Carlson has been reliable this season, going 5-for-5 on field goals and 9-for-9 on extra points. He is also 2-for-2 on 50-plus yard field goals with a long of 52. He was selected in the sixth round of the 2023 NFL draft and the third kicker drafted after Jake Moody and Chad Ryland. He ranks 11th in PFF’s kicker rankings and one of eight kickers with at least five attempts that haven’t missed a field goal. He also ranks 15th on Kickoff grades per PFF with 11 touchbacks, one kick out of bounds, and eight returns for 20.4 yards per return.
Where to Improve?
The rookie punter and kicker are not the issues with the Packers’ special teams, which is surprising considering how many core special teamers are on this team.
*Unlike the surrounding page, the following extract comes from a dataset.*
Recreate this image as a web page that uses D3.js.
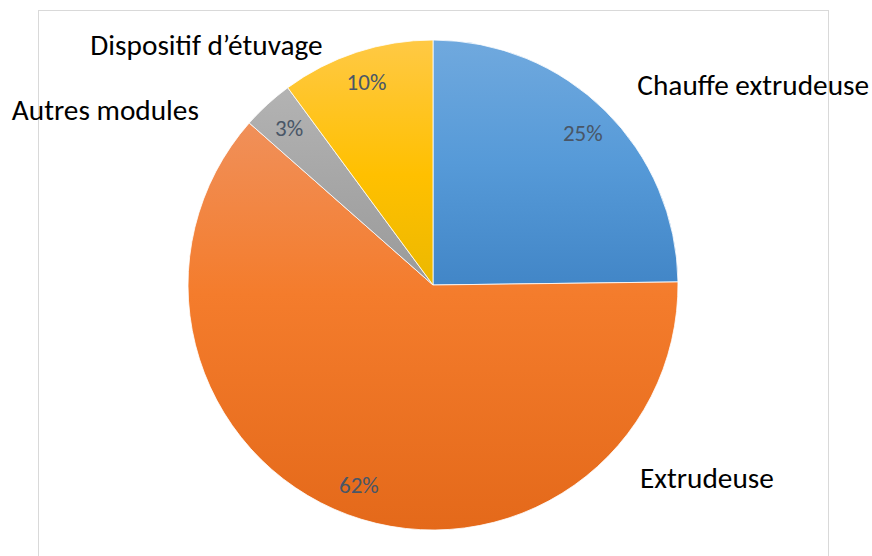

Whelan and Carlson have been pleasant surprises and have gotten off to a promising start to their NFL careers. The punting should be a little bit better as he is league average on his punt average, and if he can get it up a couple of yards, he would be in the top 10. Carlson needs to use his big leg on kickoffs and kick the ball out of the end zone so the opposing team doesn’t have a chance to return it.
The blocking on punts and kick returns haven’t been good, along with the decision-making from Keisean Nixon on some kickoffs. If they can incrementally get better there, the unit should look a lot better. Also, the Packers must clean up their punt and kick return units.